In early fall, you should plan your recommendation-gathering strategy, or see what recommendations are already in your House file. If you have not made yourself and your law school application plans known to your House Pre-Law Tutor, you should do so.

Two academic letters of recommendation are the usual request in law school applications, but you should be sure to check each application for possible variations. Such letters should be requested early enough so that the writer is not rushed, and can comfortably complete the task in time. Letters can also be requested (and kept in your House file) if you think you will apply in the future but are not doing so immediately. You should also plan to keep in touch with potential recommenders.

When you approach potential recommenders for a letter, it is best not to do so on the fly.
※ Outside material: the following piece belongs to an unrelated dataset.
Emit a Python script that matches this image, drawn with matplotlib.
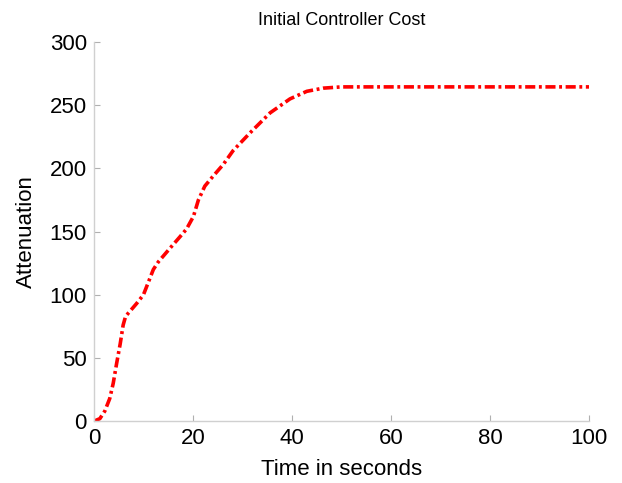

After ascertaining that they can write a favorable letter on your behalf, you might make an appointment to discuss the ways in which they know you, perhaps bringing a paper (with comments) written in their class, or a set of class discussion topics in which you participated. They may ask for a resume and your personal statement, and even a transcript. Such documents could help provide writers with a more well-rounded view of you, but, in fact, it is an analysis of your performance in their field of expertise that schools specifically seek.

We strongly suggest that all Harvard candidates use the LOR (Letter of Recommendation Service), a recommendation-collecting and distributing service which is part of CAS.

## Resume

Law schools typically require a resume as part of the application. OCS has a resume guide and templates which can be downloaded from the OCS website. Bring a copy of your resume to OCS and have it reviewed before you submit your application.

## Dean’s Certifications

A dean’s certification (or letter/clearance) is required by some law schools to confirm that applicants have not been involved in academic or disciplinary transgressions. Please contact your Resident Dean if a school you are applying to requires a letter.